§ **DIRECTIONS FOR THIS TASK**
Begin the copy with the line that contains "Rebuild this chart" and end it with the line that contains "1.5e5, 8e4, 5e4];". Print these lines exactly and omit all pictures.

======== DATA LINES

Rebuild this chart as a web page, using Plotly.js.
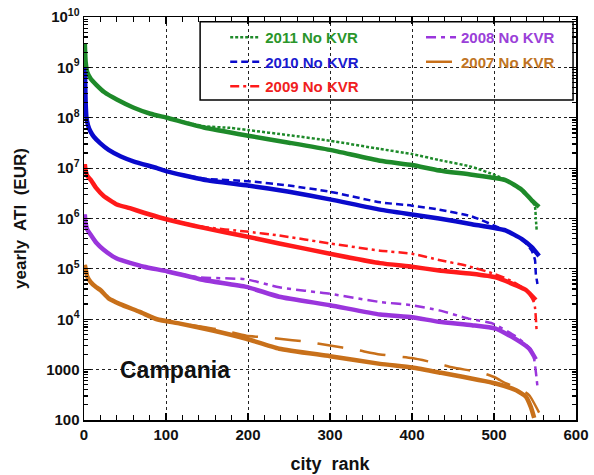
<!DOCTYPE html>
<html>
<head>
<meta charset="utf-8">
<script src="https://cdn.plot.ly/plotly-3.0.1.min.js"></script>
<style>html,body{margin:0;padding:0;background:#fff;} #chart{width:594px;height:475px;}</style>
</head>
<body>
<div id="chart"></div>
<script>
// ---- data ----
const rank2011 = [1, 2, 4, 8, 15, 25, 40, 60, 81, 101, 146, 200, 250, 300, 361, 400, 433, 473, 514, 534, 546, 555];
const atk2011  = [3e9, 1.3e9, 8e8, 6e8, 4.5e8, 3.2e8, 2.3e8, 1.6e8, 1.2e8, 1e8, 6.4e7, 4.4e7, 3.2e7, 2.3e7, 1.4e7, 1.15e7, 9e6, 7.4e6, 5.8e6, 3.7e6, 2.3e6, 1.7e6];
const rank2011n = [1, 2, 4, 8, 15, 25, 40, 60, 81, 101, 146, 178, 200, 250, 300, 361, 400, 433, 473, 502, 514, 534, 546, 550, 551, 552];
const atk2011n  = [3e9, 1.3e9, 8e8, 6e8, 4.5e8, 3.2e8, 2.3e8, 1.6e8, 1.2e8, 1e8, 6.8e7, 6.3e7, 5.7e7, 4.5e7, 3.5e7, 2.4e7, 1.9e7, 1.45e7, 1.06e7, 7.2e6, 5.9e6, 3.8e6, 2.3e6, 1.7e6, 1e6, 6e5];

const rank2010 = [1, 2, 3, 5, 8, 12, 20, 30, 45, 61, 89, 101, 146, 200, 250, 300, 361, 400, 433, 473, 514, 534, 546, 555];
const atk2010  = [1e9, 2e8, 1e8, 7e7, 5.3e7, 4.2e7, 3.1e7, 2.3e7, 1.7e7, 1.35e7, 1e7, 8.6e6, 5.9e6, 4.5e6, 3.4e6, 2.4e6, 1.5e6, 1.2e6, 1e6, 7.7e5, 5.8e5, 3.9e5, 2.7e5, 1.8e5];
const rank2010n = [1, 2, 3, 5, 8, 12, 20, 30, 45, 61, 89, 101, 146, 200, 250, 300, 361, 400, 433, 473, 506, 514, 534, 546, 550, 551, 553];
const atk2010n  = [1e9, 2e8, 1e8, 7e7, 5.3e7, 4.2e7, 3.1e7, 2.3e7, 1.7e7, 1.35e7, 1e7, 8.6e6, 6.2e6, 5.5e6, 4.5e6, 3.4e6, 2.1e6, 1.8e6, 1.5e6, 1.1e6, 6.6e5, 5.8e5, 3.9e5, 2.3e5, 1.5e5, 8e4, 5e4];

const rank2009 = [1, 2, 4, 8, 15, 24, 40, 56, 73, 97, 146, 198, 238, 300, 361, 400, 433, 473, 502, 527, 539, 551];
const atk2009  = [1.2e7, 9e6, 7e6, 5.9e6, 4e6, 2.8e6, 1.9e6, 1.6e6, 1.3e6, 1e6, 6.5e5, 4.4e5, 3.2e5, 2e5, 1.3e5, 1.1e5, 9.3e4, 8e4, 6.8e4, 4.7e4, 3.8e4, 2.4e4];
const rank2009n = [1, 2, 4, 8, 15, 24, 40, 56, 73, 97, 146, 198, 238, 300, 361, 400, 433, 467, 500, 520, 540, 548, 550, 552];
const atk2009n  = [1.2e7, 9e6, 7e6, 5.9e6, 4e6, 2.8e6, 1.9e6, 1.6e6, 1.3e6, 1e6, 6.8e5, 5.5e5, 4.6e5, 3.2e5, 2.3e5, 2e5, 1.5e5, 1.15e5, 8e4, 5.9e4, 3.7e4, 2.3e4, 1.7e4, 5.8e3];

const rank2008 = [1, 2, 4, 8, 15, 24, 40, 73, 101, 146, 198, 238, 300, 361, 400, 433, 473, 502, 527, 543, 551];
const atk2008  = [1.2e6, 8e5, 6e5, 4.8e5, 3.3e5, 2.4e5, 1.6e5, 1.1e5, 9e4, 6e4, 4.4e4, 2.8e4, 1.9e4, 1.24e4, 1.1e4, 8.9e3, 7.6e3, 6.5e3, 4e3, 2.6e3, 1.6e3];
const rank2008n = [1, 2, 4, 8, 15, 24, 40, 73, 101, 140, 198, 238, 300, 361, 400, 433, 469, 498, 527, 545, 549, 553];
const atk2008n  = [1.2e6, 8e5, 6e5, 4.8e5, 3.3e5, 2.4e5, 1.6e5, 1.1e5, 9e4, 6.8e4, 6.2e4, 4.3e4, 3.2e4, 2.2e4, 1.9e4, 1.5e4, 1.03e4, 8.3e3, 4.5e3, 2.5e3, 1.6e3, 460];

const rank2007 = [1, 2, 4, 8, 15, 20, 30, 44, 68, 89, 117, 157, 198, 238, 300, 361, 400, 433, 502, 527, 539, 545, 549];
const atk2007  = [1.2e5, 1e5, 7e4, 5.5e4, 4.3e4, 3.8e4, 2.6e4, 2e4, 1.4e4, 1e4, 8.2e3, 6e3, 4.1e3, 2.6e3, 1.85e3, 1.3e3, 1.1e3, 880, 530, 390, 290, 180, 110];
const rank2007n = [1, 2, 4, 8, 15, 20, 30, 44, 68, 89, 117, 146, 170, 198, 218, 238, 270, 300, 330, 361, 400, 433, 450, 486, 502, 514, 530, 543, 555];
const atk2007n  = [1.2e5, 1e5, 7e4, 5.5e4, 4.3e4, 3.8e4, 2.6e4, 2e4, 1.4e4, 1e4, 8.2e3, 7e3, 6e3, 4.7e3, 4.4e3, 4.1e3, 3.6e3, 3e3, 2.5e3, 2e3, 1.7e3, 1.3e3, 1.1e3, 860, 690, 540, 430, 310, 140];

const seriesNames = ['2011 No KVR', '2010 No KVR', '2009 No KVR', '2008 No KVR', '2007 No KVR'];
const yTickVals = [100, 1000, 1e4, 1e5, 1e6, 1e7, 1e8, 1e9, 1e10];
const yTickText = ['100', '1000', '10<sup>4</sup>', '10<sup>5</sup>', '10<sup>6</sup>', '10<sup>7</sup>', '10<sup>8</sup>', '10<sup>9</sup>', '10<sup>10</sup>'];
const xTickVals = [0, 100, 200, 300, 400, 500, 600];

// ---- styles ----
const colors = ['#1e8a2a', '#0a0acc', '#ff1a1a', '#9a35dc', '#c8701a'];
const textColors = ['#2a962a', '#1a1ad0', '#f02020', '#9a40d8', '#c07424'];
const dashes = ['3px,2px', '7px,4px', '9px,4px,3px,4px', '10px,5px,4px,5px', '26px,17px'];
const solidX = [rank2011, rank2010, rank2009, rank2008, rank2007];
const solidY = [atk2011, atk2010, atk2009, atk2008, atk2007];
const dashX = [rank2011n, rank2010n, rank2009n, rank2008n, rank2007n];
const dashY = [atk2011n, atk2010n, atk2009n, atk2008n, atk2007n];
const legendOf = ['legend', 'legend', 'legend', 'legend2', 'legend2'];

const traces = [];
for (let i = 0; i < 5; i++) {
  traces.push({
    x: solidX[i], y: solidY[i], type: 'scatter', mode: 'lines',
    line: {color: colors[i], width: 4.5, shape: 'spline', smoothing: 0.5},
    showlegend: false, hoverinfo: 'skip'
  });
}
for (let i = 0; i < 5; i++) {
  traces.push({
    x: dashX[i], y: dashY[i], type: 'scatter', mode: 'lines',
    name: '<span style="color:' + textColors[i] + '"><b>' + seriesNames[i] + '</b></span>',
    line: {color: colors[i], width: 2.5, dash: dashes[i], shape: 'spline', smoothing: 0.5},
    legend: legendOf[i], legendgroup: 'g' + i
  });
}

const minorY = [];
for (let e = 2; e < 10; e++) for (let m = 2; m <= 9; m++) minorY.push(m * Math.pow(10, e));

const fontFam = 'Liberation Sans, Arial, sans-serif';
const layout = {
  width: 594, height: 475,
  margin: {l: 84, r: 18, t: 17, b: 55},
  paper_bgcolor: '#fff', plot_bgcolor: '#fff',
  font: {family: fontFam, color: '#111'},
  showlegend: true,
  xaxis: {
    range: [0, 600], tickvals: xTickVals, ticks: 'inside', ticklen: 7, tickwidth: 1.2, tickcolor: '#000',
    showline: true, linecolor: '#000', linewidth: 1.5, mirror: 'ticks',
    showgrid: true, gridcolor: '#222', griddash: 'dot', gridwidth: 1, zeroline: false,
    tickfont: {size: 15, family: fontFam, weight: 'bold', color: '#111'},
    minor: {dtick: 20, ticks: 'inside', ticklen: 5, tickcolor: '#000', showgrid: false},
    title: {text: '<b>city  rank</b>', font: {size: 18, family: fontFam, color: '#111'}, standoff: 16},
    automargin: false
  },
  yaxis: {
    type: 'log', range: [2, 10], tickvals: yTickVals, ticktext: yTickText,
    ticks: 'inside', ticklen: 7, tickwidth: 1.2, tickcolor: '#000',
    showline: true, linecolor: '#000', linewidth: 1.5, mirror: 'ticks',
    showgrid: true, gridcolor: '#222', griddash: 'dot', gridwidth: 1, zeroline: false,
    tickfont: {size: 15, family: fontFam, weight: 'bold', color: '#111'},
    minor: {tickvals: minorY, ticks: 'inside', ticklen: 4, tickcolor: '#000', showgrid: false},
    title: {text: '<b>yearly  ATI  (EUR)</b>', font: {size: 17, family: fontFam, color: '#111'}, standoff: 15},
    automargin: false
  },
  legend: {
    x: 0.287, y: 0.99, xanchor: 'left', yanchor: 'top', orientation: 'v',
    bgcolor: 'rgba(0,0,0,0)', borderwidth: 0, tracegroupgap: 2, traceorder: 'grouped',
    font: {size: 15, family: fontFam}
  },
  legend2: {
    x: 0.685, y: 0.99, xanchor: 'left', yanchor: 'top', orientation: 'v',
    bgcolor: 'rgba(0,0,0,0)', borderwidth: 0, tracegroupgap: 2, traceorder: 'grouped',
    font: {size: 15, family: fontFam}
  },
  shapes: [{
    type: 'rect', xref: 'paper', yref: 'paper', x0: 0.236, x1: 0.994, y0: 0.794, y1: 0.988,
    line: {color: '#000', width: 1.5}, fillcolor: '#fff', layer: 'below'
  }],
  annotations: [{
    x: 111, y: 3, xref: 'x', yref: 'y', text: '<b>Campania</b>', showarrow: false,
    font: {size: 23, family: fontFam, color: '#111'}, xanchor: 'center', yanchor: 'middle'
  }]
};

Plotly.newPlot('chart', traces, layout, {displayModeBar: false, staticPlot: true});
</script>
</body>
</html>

================
======== DATA LINES

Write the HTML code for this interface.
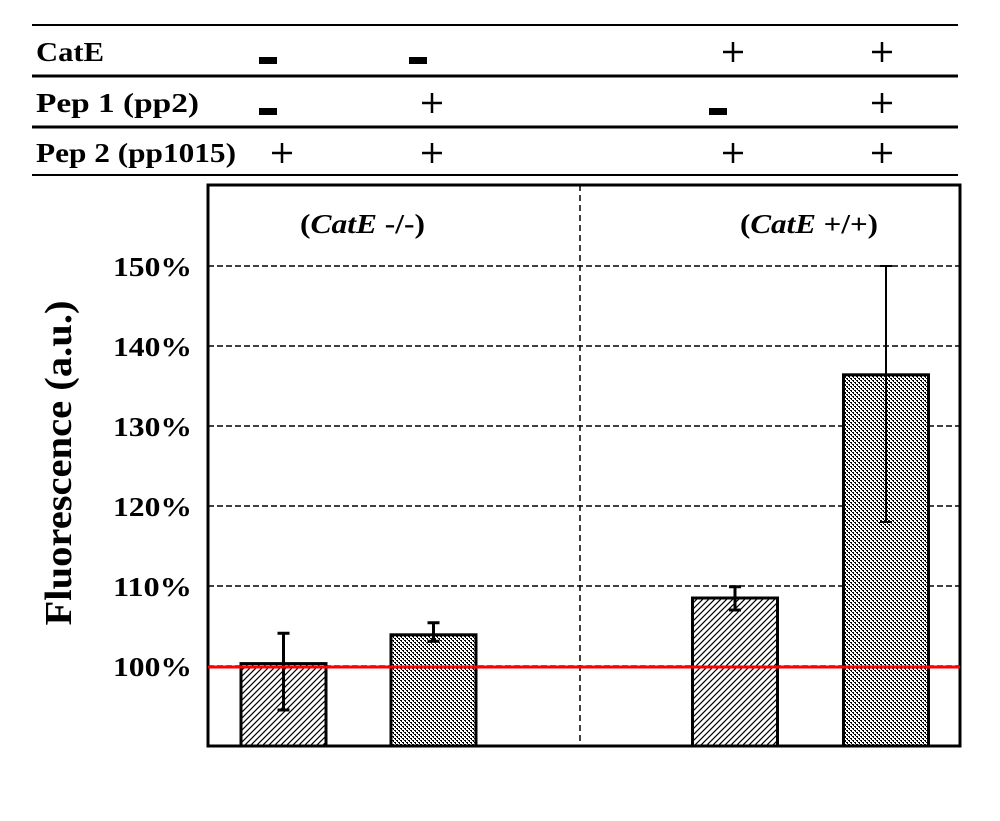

================

§ **FULL RESPONSE**
Rebuild this chart as a web page, using Plotly.js.
<!DOCTYPE html>
<html>
<head>
<meta charset="utf-8">
<script src="https://cdn.plot.ly/plotly-3.0.1.min.js"></script>
<style>html,body{margin:0;padding:0;background:#fff;} #chart{width:594px;height:475px;}</style>
</head>
<body>
<div id="chart"></div>
<script>
// ---- data ----
const rank2011 = [1, 2, 4, 8, 15, 25, 40, 60, 81, 101, 146, 200, 250, 300, 361, 400, 433, 473, 514, 534, 546, 555];
const atk2011  = [3e9, 1.3e9, 8e8, 6e8, 4.5e8, 3.2e8, 2.3e8, 1.6e8, 1.2e8, 1e8, 6.4e7, 4.4e7, 3.2e7, 2.3e7, 1.4e7, 1.15e7, 9e6, 7.4e6, 5.8e6, 3.7e6, 2.3e6, 1.7e6];
const rank2011n = [1, 2, 4, 8, 15, 25, 40, 60, 81, 101, 146, 178, 200, 250, 300, 361, 400, 433, 473, 502, 514, 534, 546, 550, 551, 552];
const atk2011n  = [3e9, 1.3e9, 8e8, 6e8, 4.5e8, 3.2e8, 2.3e8, 1.6e8, 1.2e8, 1e8, 6.8e7, 6.3e7, 5.7e7, 4.5e7, 3.5e7, 2.4e7, 1.9e7, 1.45e7, 1.06e7, 7.2e6, 5.9e6, 3.8e6, 2.3e6, 1.7e6, 1e6, 6e5];

const rank2010 = [1, 2, 3, 5, 8, 12, 20, 30, 45, 61, 89, 101, 146, 200, 250, 300, 361, 400, 433, 473, 514, 534, 546, 555];
const atk2010  = [1e9, 2e8, 1e8, 7e7, 5.3e7, 4.2e7, 3.1e7, 2.3e7, 1.7e7, 1.35e7, 1e7, 8.6e6, 5.9e6, 4.5e6, 3.4e6, 2.4e6, 1.5e6, 1.2e6, 1e6, 7.7e5, 5.8e5, 3.9e5, 2.7e5, 1.8e5];
const rank2010n = [1, 2, 3, 5, 8, 12, 20, 30, 45, 61, 89, 101, 146, 200, 250, 300, 361, 400, 433, 473, 506, 514, 534, 546, 550, 551, 553];
const atk2010n  = [1e9, 2e8, 1e8, 7e7, 5.3e7, 4.2e7, 3.1e7, 2.3e7, 1.7e7, 1.35e7, 1e7, 8.6e6, 6.2e6, 5.5e6, 4.5e6, 3.4e6, 2.1e6, 1.8e6, 1.5e6, 1.1e6, 6.6e5, 5.8e5, 3.9e5, 2.3e5, 1.5e5, 8e4, 5e4];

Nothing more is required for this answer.